Scaling Multi-Family Houses Thermal Modernisation: Municipal Quarter Approach

Naumenko

February 2026

Since 2019 there have been several attempts to launch thermal modernisation programmes for Multi-Family Houses (MFH) based on a more centralised, "top-down" approach. This was tried for two reasons: 

  1. retrofitting standardised Soviet apartment buildings in entire neighbourhoods is expected to substantially lower unit costs due to scale efficiencies; and
  2. local municipalities are relatively close to affected homeowners and their associations; they play a central role in city planning and implementation, and they can synchronise thermal modernisation programmes with modernising and rescaling local district heating systems.

The 2023 Long-Term Strategy for the Thermal Modernisation of Buildings until 2050 (LTMB) highlights the role of buildings for Ukraine's energy security, decarbonisation and EU integration. It establishes a long-term framework for the systematic renovation of housing and public facilities. However, the LTMB can only be implemented in practice if MFH thermal modernisation moves from today's project-by-project niche to a genuine mass-scale process. This also requires addressing MFHs that have not established a home-owner association (HOA). Despite having established the legal form of home-owner associations and developed a legal framework for complex thermal modernisation of MFHs, roughly 80% of the MFH stock remains outside the main HOA-based grant mechanism and is not covered by state-supported thermal modernisation programmes. Without a shift from isolated pilot projects to mass-scale, district-type approaches, Ukraine risks locking in another generation of inefficient buildings and missing its energy, climate and EU integration targets.
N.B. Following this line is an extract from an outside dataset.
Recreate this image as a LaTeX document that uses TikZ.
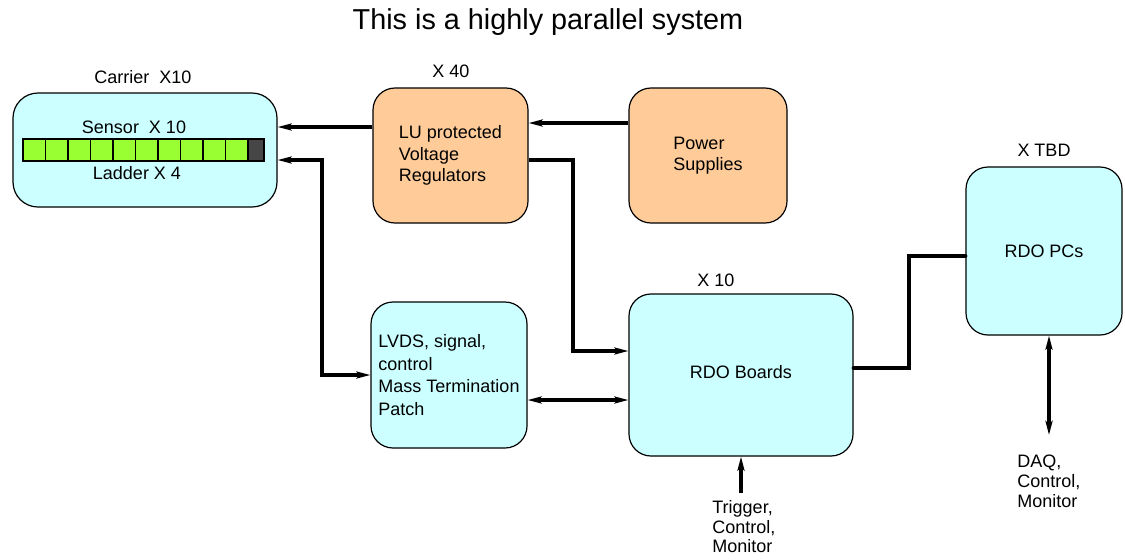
\documentclass[tikz,border=0pt]{standalone}
\usepackage{fontspec}
\setmainfont{Liberation Sans}
\usetikzlibrary{arrows.meta, positioning, calc}
\definecolor{cyanbox}{RGB}{204,255,255}
\definecolor{orangebox}{RGB}{255,204,153}
\definecolor{ladgreen}{RGB}{153,255,51}
\definecolor{ladgrey}{RGB}{70,70,70}

\begin{document}
\begin{tikzpicture}[x=0.5pt, y=-0.5pt,
    box/.style={draw, line width=0.6pt, rounded corners=11pt, inner sep=0pt, align=left,
        font=\fontsize{9}{10.6}\selectfont},
    lbl/.style={inner sep=0pt, align=left, font=\fontsize{9}{10}\selectfont},
    wire/.style={line width=2pt},
    arr/.style={wire, -{Stealth[length=7pt, width=3.5pt, inset=1.5pt]}},
    darr/.style={wire, {Stealth[length=7pt, width=3.5pt, inset=1.5pt]}-{Stealth[length=7pt, width=3.5pt, inset=1.5pt]}}]
    \useasboundingbox (0,0) rectangle (1125,559);

    % title
    \node[font=\fontsize{14.4}{17}\selectfont] (title) at (548,22) {This is a highly parallel system};

    % carrier with the ladder
    \node[box, fill=cyanbox, minimum width=132pt, minimum height=57pt, rounded corners=12.5pt] (carrier) at (145,150) {};
    \node[lbl] (carlbl) at (143,77) {Carrier\ \ X10};
    \node[lbl] (sensor) at (134,127) {Sensor\ \ X 10};
    \foreach \i in {0,...,9}
        \draw[fill=ladgreen, line width=0.8pt] (23+\i*22.5,139) rectangle ++(22.5,22);
    \draw[fill=ladgrey, line width=0.8pt] (248,139) rectangle (264,161); % dark end cell
    \node[lbl] (ladder) at (137,173) {Ladder X 4};

    % regulators and power
    \node[box, fill=orangebox, minimum width=77.5pt, minimum height=67.5pt] (lu) at (450.5,155.5) {LU protected\\Voltage\\Regulators};
    \node[lbl] (lulbl) at (451,71) {X 40};
    \node[box, fill=orangebox, minimum width=79pt, minimum height=67.5pt] (ps) at (708,155.5) {Power\\Supplies};

    % patch, boards, PCs
    \node[box, fill=cyanbox, minimum width=78pt, minimum height=73pt, font=\fontsize{9}{11.2}\selectfont] (patch) at (449,375) {LVDS, signal,\\control\\Mass Termination\\Patch};
    \node[box, fill=cyanbox, minimum width=112pt, minimum height=81pt] (rdo) at (741,375) {\raisebox{3.5pt}{RDO Boards}};
    \node[lbl] (rdolbl) at (716,280) {X 10};
    \node[box, fill=cyanbox, minimum width=78pt, minimum height=84pt] (pcs) at (1044,251) {RDO PCs};
    \node[lbl] (pcslbl) at (1044,150) {X TBD};

    % outside connections
    \coordinate (trigtop) at (741,493);
    \node[lbl, anchor=north west, font=\fontsize{9}{9.8}\selectfont] (trig) at (712,500) {Trigger,\\Control,\\Monitor};
    \coordinate (daqtop) at (1049,435);
    \node[lbl, anchor=north west, font=\fontsize{9}{9.8}\selectfont] (daq) at (1017,455) {DAQ,\\Control,\\Monitor};

    % connectors
    \draw[arr] (ps.west |- 0,123) -- (lu.east |- 0,123);
    \draw[arr] (lu.west |- 0,127) -- (carrier.east |- 0,127);
    \draw[arr] (lu.east |- 0,160) -- (573,160) -- (573,351) -- (rdo.west |- 0,351);
    \draw[darr] (carrier.east |- 0,160) -- (322,160) -- (322,375) -- (patch.west);
    \draw[darr] (patch.east |- 0,400) -- (rdo.west |- 0,400);
    \draw[wire, line cap=round] (rdo.east |- 0,368) -- (909,368) -- (909,256) -- (pcs.west |- 0,256);
    \draw[arr] (trigtop) -- (rdo.south -| trigtop);
    \draw[darr] (pcs.south -| daqtop) -- (daqtop);

\end{tikzpicture}
\end{document}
Against this background, large-scale rehabilitation of the national housing stock is likely to be financed primarily in the post-war period, with substantial donor contributions and a stronger role for municipalities. For such investments to succeed, new approaches to MFH rehabilitation are needed that address existing administrative and institutional obstacles such as a proposal for a "Municipal quarter approach" presented in this paper.